Deprem olduğu andan itibaren tüm yaşanan ve söylenenlere bir dönüp bakalım. Yaşamını ve sahip oldukları hayatı yitiren insanlara acımaktan daha çok hiç akıllanamayacağımıza acıyası geliyor insanın. Ne bir hazırlığımız var, ne bir önlemimiz var ne de akıllı başlı bir organizasyonumuz. Yardımlaşmada yarışacağımıza yardımlaşmada kavga ediyoruz. Aymazlıkla gösteriş yarışıyor. Bu kadar ağır bir darbede millet olarak nasıl kilitlendiğimizle övünmeye çalışıyoruz. Milyonların samimiyeti ekranlarda bir kavga gürültü duvarına çarpıp hüsrana dönüşüyor. Şunu unutmayalım, milyonlarca insanın hayatı geri dönüşümsüz olarak ve çok travmatik bir şekilde etkilendi. Boyut en büyüklerden biri de olsa bu ilk değil ki. Dere yatağına ev yapıp selde boğuluyoruz. Yangınlarda yanıyor, birbirimizi öldürüyoruz. Oysa birbirimize kıyamıyor olmalıydık.

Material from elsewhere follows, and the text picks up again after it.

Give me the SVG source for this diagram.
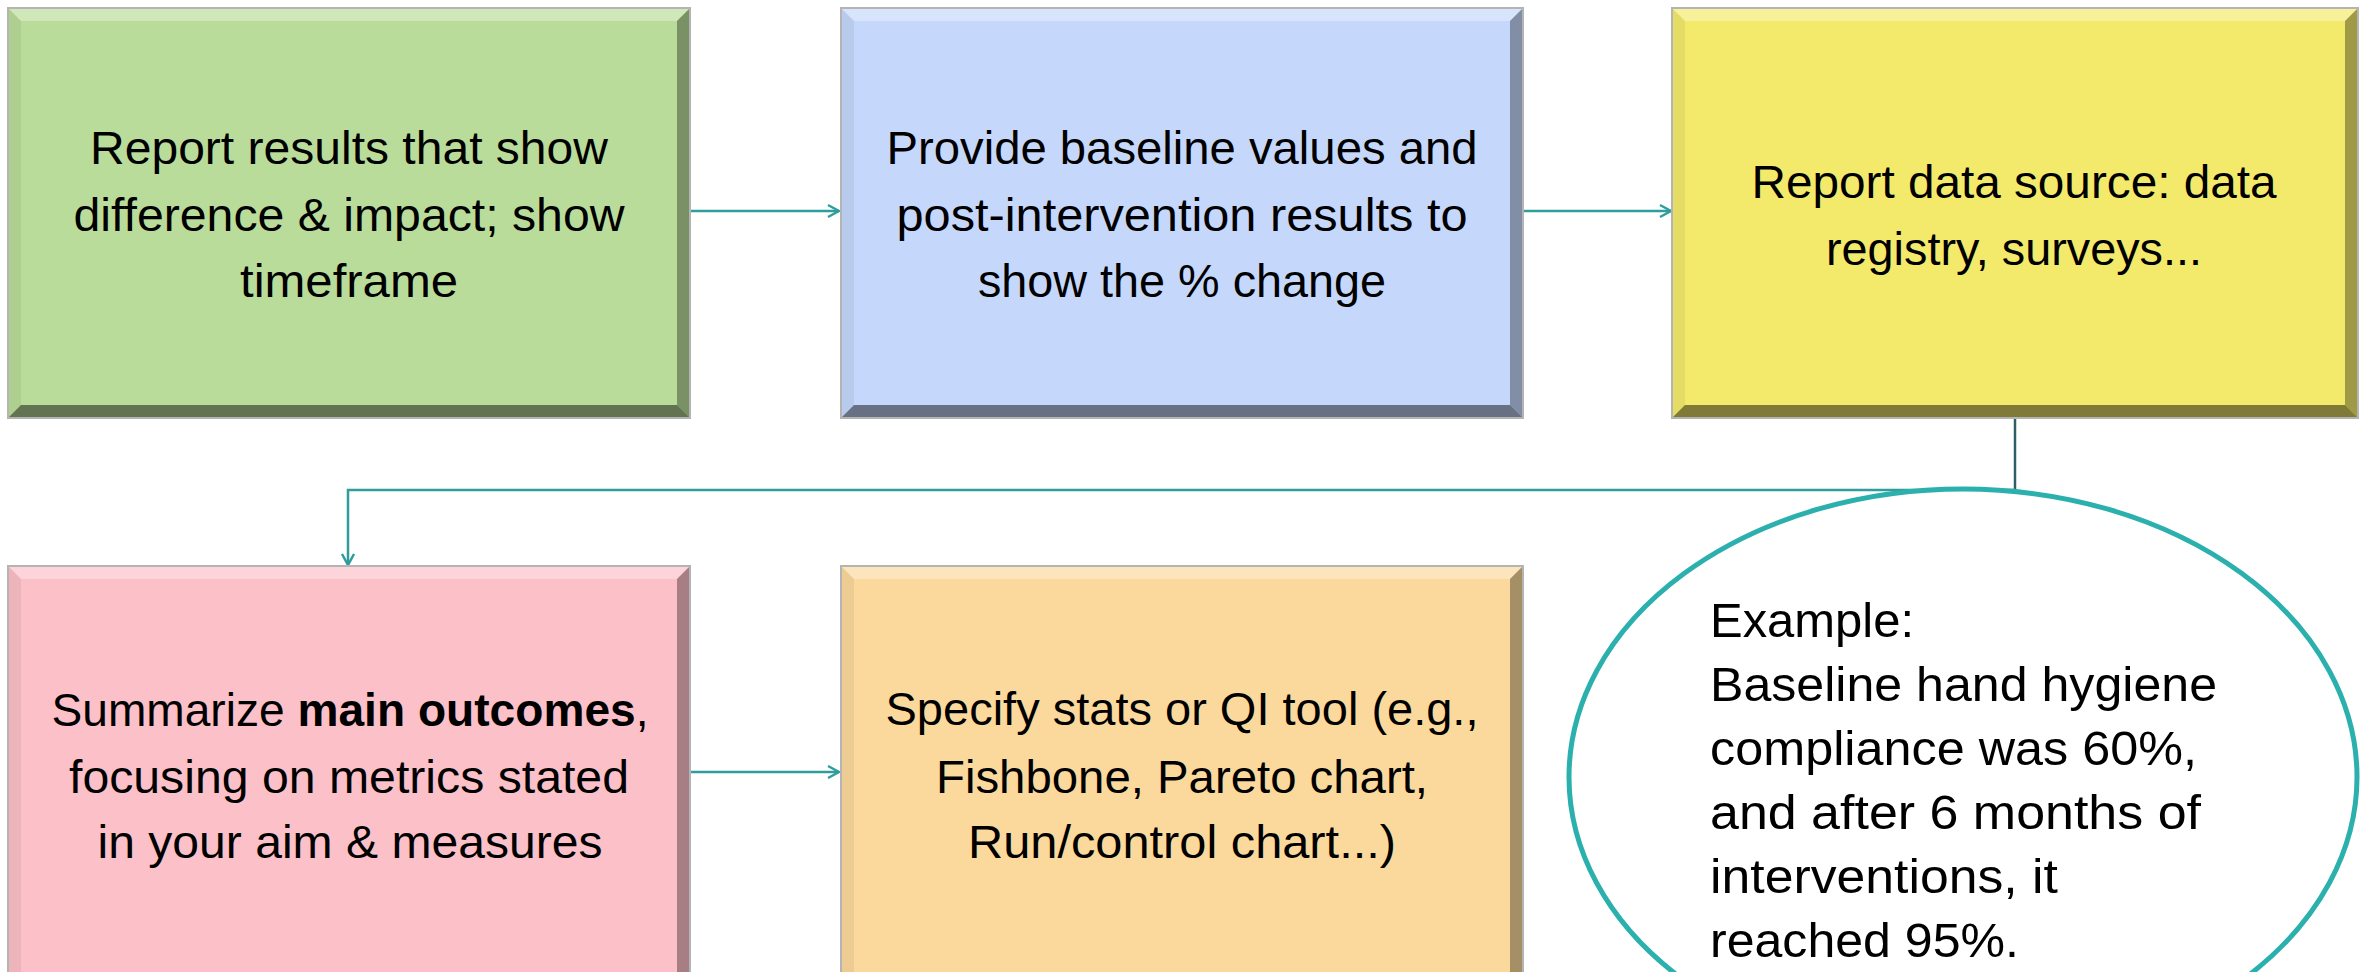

Gelelim işin siyaset kısmına. O da deprem kadar yıkıcı. Hem de çok uzun zamandır. Ağzını açan, eleştiren, hesap soran hatta yardıma çalışanlar bile  ve kabaca bir hesapla muhalif %60 vatan haini durumunda. İktidarın onbeş gün boyunca depremzede memleketine yalnız gidememiş, kapatma sevdalısı ortağı Bahçeli’nin, Anayasa mahkemesi, Türk Tabipler Birliği gibi kurumlardan sonra statların da seyirciye kapatılması ültimatomu demokrasimizin gücünü artırdı. Seyirci ‘hükümet istifa’ sloganı atınca Bahçeli üstüne alınarak istifa etti. Ama kulüpten. Bundan sonraki spor hayatına Karagümrük’te devam edeceğini de açıkladı. Böylece bunca yıllık demokrasimizde ‘hükümet istifa’ sloganı da ilk kez suç teşkil etmiş oldu. Sporda, statlarda siyaset olmazmış! Sokakta oluyor mu? On kişi toplanıp aynı sloganı sokakta atsa vay haline. Ayrıca bu hükümette seçilmiş bakan yok. Halk seçmediklerince yönetilirken bu demokrasi oluyor da istifa isteyince neden suç oluyor? Sürekli suçlu aranıyor ve durumuna, kalıbına göre bir suçlu bulunuyor. Suçlunun da özgül ağırlığına göre cezası veriliyor. Sorumlular? Onlar yok. Sadece yetkili icracılar ve suçlulardan oluşan bir mekanizma var. Türk tipi demokrasi.

Ne çapulculuğumuz, ne sürtüklüğümüz, ne çürüklüğümüz, ne ahlaksızlığımız, ne namussuzluğumuz, ne adiliğimiz, ne şerefsizliğimiz, ne vatan hainliğimiz kaldı. İnsanın anasını da alıp gidesi geliyor.